Claro que é necessário haver mártires, em toda causa justa, mas não são necessariamente eles os que fazem mais pela realização do progresso justo. Amiúde, são aqueles que trabalham em serviços enfadanhos, como o do pesquisador num laboratório ou uma mãe amamentando seu bebê, que preparam grandes saltos de evolução para humanidade, seja descobrindo a cura para uma doença incurável, seja na criação de um grande homem, desde o berço.

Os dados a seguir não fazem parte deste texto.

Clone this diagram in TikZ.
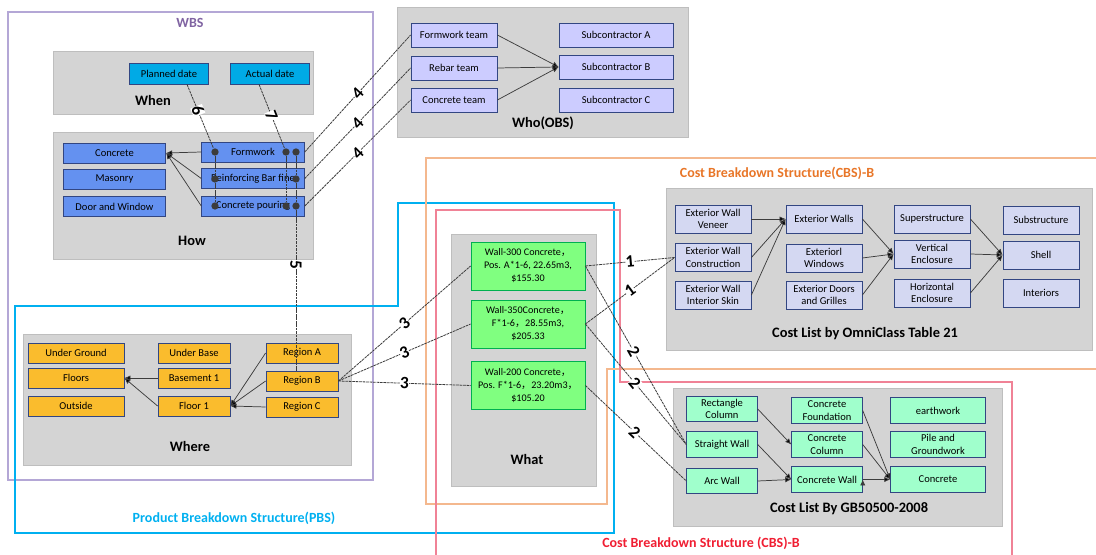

O reforço, que seria negativo, naquela situação, e que poderia nos compelir a nos submetermos a um sistema político tirânico, converteu-se em ensinamento importante para os mais lúcidos dentre nós, que compreenderam, tão-somente, que a abordagem do problema estava errada e não o fato de estarmos trabalhando e lutando por um mundo melhor. E, assim, o que era em princípio para ser paralisante e decepcionante, transformou-se no maior incentivo a que eu e meu grupo de amigos não descansássemos enquanto não víssemos o regime ditatorial de governo por terra.

Não vivi no plano físico, lamentavelmente, o suficiente para assistir a todos os efeitos desta longa e penosa luta de uma geração. Mas a lição ficou. Ao final de minha fala sobre a conversão de tragédias em grandes lições, meus alunos estavam boquiabertos e, de certa forma, assustados – ainda vivíamos, embora bem menos que cinco ou dez anos antes, num certo regime de horror surdo, com receio de que “olheiros” do governo nos cassassem liberdades individuais ou mesmo a própria bênção da vida, no meu caso, a começar, inclusive, da graça-ensejo de lecionar. Nada me aconteceu, entrementes… O meu inimigo estava mais próximo: meu cigarro de finos perfumes e o tabagismo atroz que me carcomeu a vitalidade aos poucos, até que o câncer de faringe me roubasse a existência física precocemente. Eu, que soubera enfrentar corajosamente inimigos externos, não soubera facear meus próprios demônios, que, de fato, vieram a me matar: a compulsão e o vício. Era, naquele tempo, elegante e moderno fumar, um ato mesmo de sublevação simbólica, que, inclusive, tinha forte conotação masculina, e algumas mulheres, como eu, fumávamos para demonstrar auto-suficiência e autonomia de opiniões e de conduta. Minha ilusão, filha de uma cultura reativa e histérica, me matou. Que os amigos encarnados que tiverem oportunidade de me ler se precatem de condutas similares, nas versões dos tempos de hoje, que, obviamente, são bem diferentes… mas… talvez… nem tão diferentes…

(Texto recebido em 6 de dezembro de 2005.)


(*1) Lidiane, que usa pseudônimo para não constranger parentes biológicos ainda encarnados, viveu como acadêmica em importante universidade carioca, e riu-se, modesta, quando escrevi o título desta sua mensagem íntima. Agradecidos ficamos por sua humildade e lucidez em partilhar sua experiência conosco.